# [SOLVED] Laptop screen flickering



## huggies12345 (Oct 12, 2008)

Hi,

I have a Dell N5040 laptop.

The screen flickers and goes white whilst it is being adjusted. I managed to get the screen off as i thought that the video connector would be loose, i pulled the connector out and re-connected it but i still have the flickering.

I defiantly think it's a connection problem.

What other connections could cause the screen to flicker?

Thanks.


----------



## huggies12345 (Oct 12, 2008)

*Re: Laptop screen flickering*

Here are some pictures of the screen:


----------



## makinu1der2 (Jan 1, 2008)

*Re: Laptop screen flickering*

Hello,

Check the cable for any damage especially around the hinges.

It is also possible that the LCD is faulty.


----------



## huggies12345 (Oct 12, 2008)

*Re: Laptop screen flickering*

I can't see any damage around the hinges.


----------



## Tomken15 (Dec 7, 2011)

*Re: Laptop screen flickering*

On some laptops the cable can become damaged from opening and closing the lid although not sure if Dell are susceptible to this, but straight thin horizontal black lines are indicative of the Inverter failing - or it could still be the cable.

*Edit...*Have you tried gently squeezing the screen at the lower right corner to see if there's any change in the display - this is usually where the hinge switch is located.


----------



## huggies12345 (Oct 12, 2008)

*Re: Laptop screen flickering*

The screen changes when i squeeze along the bottom of the screen.


----------



## Tomken15 (Dec 7, 2011)

*Re: Laptop screen flickering*

Sounds like it could be the cable which I think you'll be able to get on ebay or Amazon and is always a good starting point.

Did the display change for the better or just a variation of what you already have ?


----------



## huggies12345 (Oct 12, 2008)

*Re: Laptop screen flickering*

It changed for the better.


----------



## Tomken15 (Dec 7, 2011)

*Re: Laptop screen flickering*

Check the ribbon cable that connects the mobo to the screen for damage - may show as a crimp or indentation and comes from opening and closing the lid.


----------



## huggies12345 (Oct 12, 2008)

*Re: Laptop screen flickering*

I can't see any damage at all.


----------



## makinu1der2 (Jan 1, 2008)

*Re: Laptop screen flickering*

You may not be able to see any physical damage.

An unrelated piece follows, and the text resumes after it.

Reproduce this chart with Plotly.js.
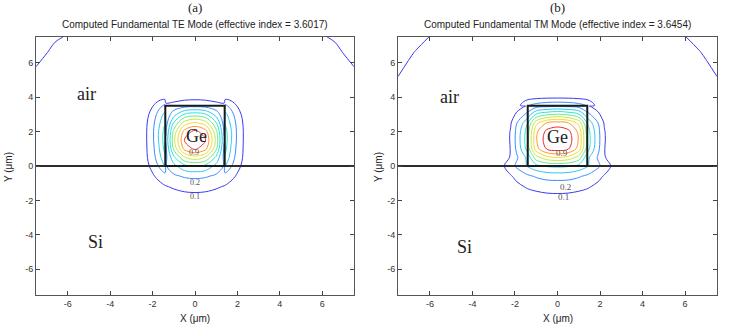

I would suggest starting with the cable and if you still have issue replace the LCD screen.


----------



## huggies12345 (Oct 12, 2008)

*Re: Laptop screen flickering*

Ok, thanks.

What is the name of the cable so i can search it on Ebay or Amazon?


----------



## makinu1der2 (Jan 1, 2008)

*Re: Laptop screen flickering*

LVDS Cable, LCD Video cable, or similar. I believe the Dell part number for that model is 5WXP2

Dell Inspiron M5040 LCD Video Cable 5WXP2 | eBay


----------



## Tomken15 (Dec 7, 2011)

*Re: Laptop screen flickering*

It's a LCD Ribbon cable, but with the laptop semi-stripped down and just powered up with the battery - run your fingers along the cable to see if you can replicate the change when you squeezed the screen.


----------



## huggies12345 (Oct 12, 2008)

*Re: Laptop screen flickering*

One of these?

DELL INSPIRON N5040 N5050 M5040 V1540 LAPTOP SCREEN LCD VIDEO DISPLAY CABLE | eBay


----------



## Tomken15 (Dec 7, 2011)

*Re: Laptop screen flickering*

That's it.

*Edit....*Have you seen my last post ?


----------



## huggies12345 (Oct 12, 2008)

*Re: Laptop screen flickering*

Thanks. Yes it does the same thing when i squeeze on the video cable.


----------



## Tomken15 (Dec 7, 2011)

*Re: Laptop screen flickering*

That would probably confirm that it was the cable which is a lot better than having to replace the Inverter.

Wonder why they're cheaper in the UK than the States as I've seen them advertised for ~$30.


----------



## huggies12345 (Oct 12, 2008)

*Re: Laptop screen flickering*

Actually, i have just found out that the screen flickers when i press the screen and release.


----------



## huggies12345 (Oct 12, 2008)

*Re: Laptop screen flickering*

For people who might have this problem in the future:

I swapped the LCD video cable and it didn't work. So, i bought a new screen, swapped it with the old screen and it worked.

So the screen was the problem.


----------



## makinu1der2 (Jan 1, 2008)

Hello,

Thanks for posting your fix as I'm sure this will help someone in the future.


----------